The continue statement causes the program to skip the rest of the loop in the current iteration, as if the end of the statement block had been reached, causing it to jump to the start of the following iteration. For example, let’s skip number 5 in our countdown:

/* 
    continue loop example
*/

#include <iostream>

using namespace std;

int main ()
{
    for (int n=10; n>0; n--)
    {
        if (n==5) continue;
        cout << n << ", ";
    }
    
    cout << "liftoff!\n";
}                                                       

Output:

10, 9, 8, 7, 6, 4, 3, 2, 1, liftoff!

http://www.cplusplus.com/doc/tutorial/control/

The goto statement

goto allows to make an absolute jump to another point in the program. This unconditional jump ignores nesting levels, and does not cause any automatic stack unwinding. Therefore, it is a feature to use with care, and preferably within the same block of statements, especially in the presence of local variables.

The destination point is identified by a label, which is then used as an argument for the goto statement. A label is made of a valid identifier followed by a colon (:).

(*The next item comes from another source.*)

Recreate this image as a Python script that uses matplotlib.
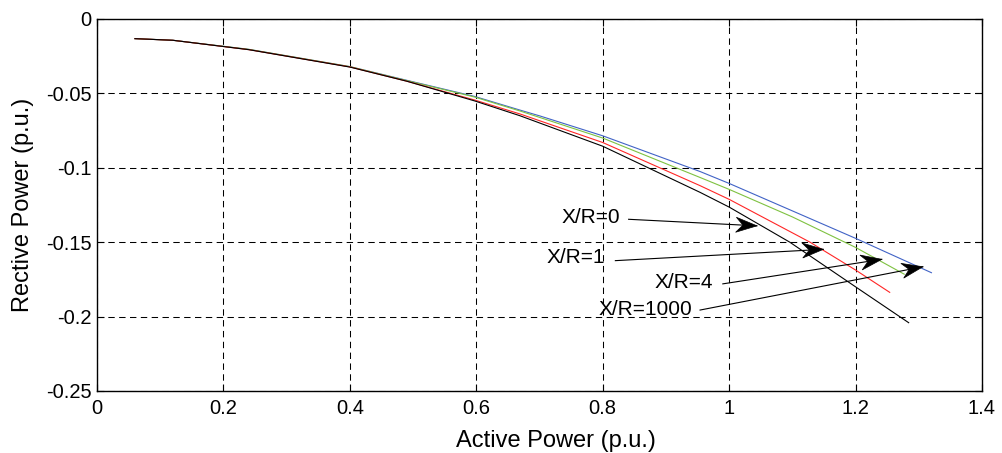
import matplotlib
matplotlib.use("Agg")
import matplotlib.pyplot as plt
import numpy as np
from matplotlib.patches import Polygon

plt.rcParams['font.family'] = ['Liberation Sans', 'DejaVu Sans']
plt.rcParams['lines.scale_dashes'] = False

# P-Q capability curves for several X/R ratios (p.u.)
p_xr0 = [0.06, 0.12, 0.24, 0.40, 0.49, 0.597, 0.669, 0.701, 0.80, 0.954, 1.00, 1.20, 1.32]
q_xr0 = [-0.0132, -0.0143, -0.0204, -0.0320, -0.0412, -0.0520, -0.0612, -0.0652, -0.0785,
         -0.1025, -0.1105, -0.1474, -0.1705]

p_xr1 = [0.06, 0.12, 0.24, 0.40, 0.49, 0.597, 0.669, 0.80, 0.954, 1.00, 1.10, 1.20, 1.277]
q_xr1 = [-0.0132, -0.0143, -0.0204, -0.0320, -0.0414, -0.0524, -0.0618, -0.0800,
         -0.1065, -0.1145, -0.1330, -0.1535, -0.1715]

p_xr4 = [0.06, 0.12, 0.24, 0.40, 0.49, 0.597, 0.669, 0.80, 0.954, 1.00, 1.128, 1.20, 1.254]
q_xr4 = [-0.0132, -0.0143, -0.0206, -0.0322, -0.0418, -0.0544, -0.0638, -0.0830,
         -0.1120, -0.1212, -0.1500, -0.1687, -0.1837]

p_xr1000 = [0.06, 0.12, 0.24, 0.40, 0.49, 0.597, 0.669, 0.80, 0.954, 1.00, 1.096, 1.20, 1.284]
q_xr1000 = [-0.0132, -0.0143, -0.0206, -0.0323, -0.0418, -0.0550, -0.0650, -0.0855,
            -0.1165, -0.1264, -0.1500, -0.1800, -0.2041]

curve_colors = ['#4163c6', '#7fc241', '#ff2626', '#000000']

# annotation labels, their anchor points and arrow tips
ann_labels = ['X/R=0', 'X/R=1', 'X/R=4', 'X/R=1000']
ann_text_xy = [(0.7816, -0.1337), (0.757, -0.1606), (0.928, -0.1772), (0.868, -0.1949)]
ann_tail_xy = [(0.841, -0.1346), (0.820, -0.1624), (0.990, -0.1780), (0.954, -0.1956)]
ann_tip_xy = [(1.044, -0.1390), (1.149, -0.1548), (1.2415, -0.1615), (1.3065, -0.1665)]

x_ticks = [0, 0.2, 0.4, 0.6, 0.8, 1.0, 1.2, 1.4]
x_ticklabels = ['0', '0.2', '0.4', '0.6', '0.8', '1', '1.2', '1.4']
y_ticks = [0, -0.05, -0.1, -0.15, -0.2, -0.25]
y_ticklabels = ['0', '-0.05', '-0.1', '-0.15', '-0.2', '-0.25']

W, H = 1002, 453
fig = plt.figure(figsize=(W / 100, H / 100), dpi=100)
ax = fig.add_axes([97 / W, 1 - 391 / H, 885 / W, 372 / H])

for p, q, c in zip([p_xr0, p_xr1, p_xr4, p_xr1000],
                   [q_xr0, q_xr1, q_xr4, q_xr1000], curve_colors):
    ax.plot(p, q, color=c, lw=0.8, zorder=3)

ax.set_xlim(0, 1.4)
ax.set_ylim(-0.25, 0)
ax.set_xticks(x_ticks)
ax.set_xticklabels(x_ticklabels)
ax.set_yticks(y_ticks)
ax.set_yticklabels(y_ticklabels)
ax.tick_params(direction='in', length=5, width=0.8, top=True, right=True,
               labelsize=14.5, colors='black')
ax.tick_params(axis='x', pad=6)
ax.tick_params(axis='y', pad=4)
for s in ax.spines.values():
    s.set_linewidth(1.0)
    s.set_color('black')

ax.grid(True, color='black', lw=0.75, linestyle=(0, (4.6, 3.2)), zorder=1)
ax.set_axisbelow(True)

ax.set_xlabel('Active Power (p.u.)', fontsize=17)
ax.set_ylabel('Rective Power (p.u.)', fontsize=17)
ax.xaxis.set_label_coords((556 - 97) / 885, -0.105)
ax.yaxis.set_label_coords(-0.071, 0.5)

fig.canvas.draw()
to_px = ax.transData
to_data = ax.transData.inverted()


def notched_head(tip, tail, length=21, half_w=7.5, notch=7):
    """Filled arrow head with a notched back, built in pixel space."""
    t = np.array(to_px.transform(tip))
    b = np.array(to_px.transform(tail))
    d = t - b
    d /= np.hypot(*d)
    n = np.array([-d[1], d[0]])
    base = t - d * length
    pts = [t, base + n * half_w, t - d * (length - notch), base - n * half_w]
    return to_data.transform(np.array(pts))


for label, txy, a0, a1 in zip(ann_labels, ann_text_xy, ann_tail_xy, ann_tip_xy):
    ax.text(txy[0], txy[1], label, fontsize=15, ha='center', va='center', zorder=5)
    ax.plot([a0[0], a1[0]], [a0[1], a1[1]], color='black', lw=0.8, zorder=4)
    ax.add_patch(Polygon(notched_head(a1, a0), closed=True, facecolor='black',
                         edgecolor='black', lw=0.5, zorder=4))

fig.savefig('out.png', dpi=100)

goto is generally deemed a low-level feature, with no particular use cases in modern higher-level programming paradigms generally used with C++. But, just as an example, here is a version of our countdown loop using goto:

/*
    goto loop example  
*/

#include <iostream>

using namespace std;

int main()
{
    int n=10;
    
    mylabel:
        cout << n << ", ";
        n--;
        if(n>0) goto mylabel;
    
    cout << "liftoff!\n";

Output:

10, 9, 8, 7, 6, 5, 4, 3, 2, 1, liftoff!

https://www.w3schools.com/cpp/cpp_break.asp

5.12 Chapter Summary

In this chapter, you have learned how to use loops, jump statements and where to use the loops with the error making possibilities and solutions for them.